CH: That guy, he brought big tuna like that. And he told me, "Hey, there was a guy, he brought one tuna." "Who's that? Know his name?" "Yeah, him. He came to see you." But I was working, that's why I wasn't home. And they still remembered. And then not only that, but going kind of ahead, but, you know, there was a, my skipper, he made a boat, thousand seven hundred-some boat, he want me to go, go to Africa. Okay. You know, that big boat carries seventeen hundred ton of tuna. So every trip he made something like, big money anyway. Big money. So he wanted me to go, so maiden voyage to take all the Fish & Game people, police department and fire department, we went out maiden voyage to see how everything operate. And on the boat, I got two Costa Rican friends, they remember me. "Hey, Kareche, what you doing?" My name was Kareche, that means Carlos in Tiko. Tiko means Costa Rica census. Costa Rican people. Yeah, you talk to that guy. Amazing that kind of thing, you keep, small little people, they remember. That's why all the people, kurombo kid walking around, I give 'em fifty cents or one dollar. "Remember, I'm Japanese. You become a mayor, remember what Japanese did to you." I tell all these little ones. You don't know how good these people gonna be.

MN: Is this where you learned how to smoke pot?

CH: Huh?

MN: Is this where you learned how to smoke marijuana?
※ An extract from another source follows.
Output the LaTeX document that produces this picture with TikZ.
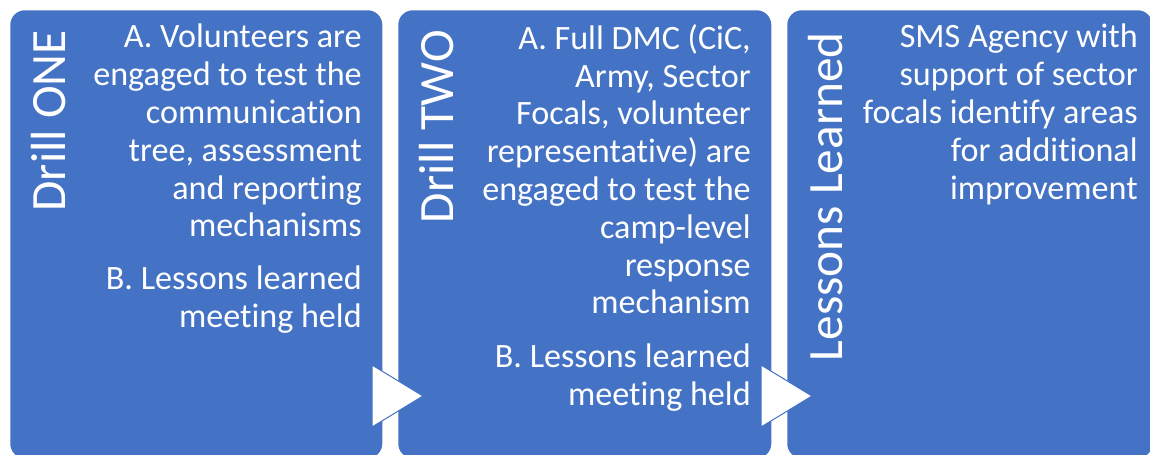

CH: When I was in Colombia.

MN: Colombia.

CH: I went to the big marijuana company. Marijuana company, can, one dollar. One dollar, big can. I went to, this Colombian, he took me. He's my good friend, that's why. He was a dishwasher on a boat, but he was a Colombian. Only Colombian. He said, "I'll take you to..." what do they call that now? We don't say "marijuana," you know. It's mota. "Mota, I take you." [Laughs] He took me this way, that way, he'd look around like that, up and down, you know, where there's a lot of shack around there. That Colombia, Buena Ventura town. Vacchio? It was Vacchio, Columbia, or Buena Vista, one of the town, I forgot. Took over there, I went to the factory, they got a lot of leaf, that thing. Big screen like this, they put that thing, it's dry now. They go like this, all the fine ones all driving down, like that, all the junk ones. The other ones, they go someplace, I got the good ones. One dollar. No, five dollar. Five dollar, I tell 'em, can like that. I know it's a contraband when they come to L.A., Terminal Island port, I hid it under that net. The custom, they're not gonna, they're looking for not that, them days, they're not looking for marijuana, you know, mota, they called it. They're looking for whiskey and cigarettes. See, whiskey and cigarette, they don't have tax. There's a blue kind of stamp on each one, tax. Over there, that's why we could buy one bottle of whiskey real cheap, and cigarette, too. That's what they're looking for. So whiskey, we get the seabag, right, when we come aboard. They spot us, 'cause, "Hey, wait a minute." "What?" I know it's a customs officer. "Throw your bag up in the air." I know what they mean. I throw it up in the air, nothing happened. "Okay, go home." They want the bottle to crack. So when I used to throw dance party or house party or beach party, all the women's club used to come, 'cause everything, I had everything. And my club was a good, good entertaining club. That's why growing up I had lot of fun.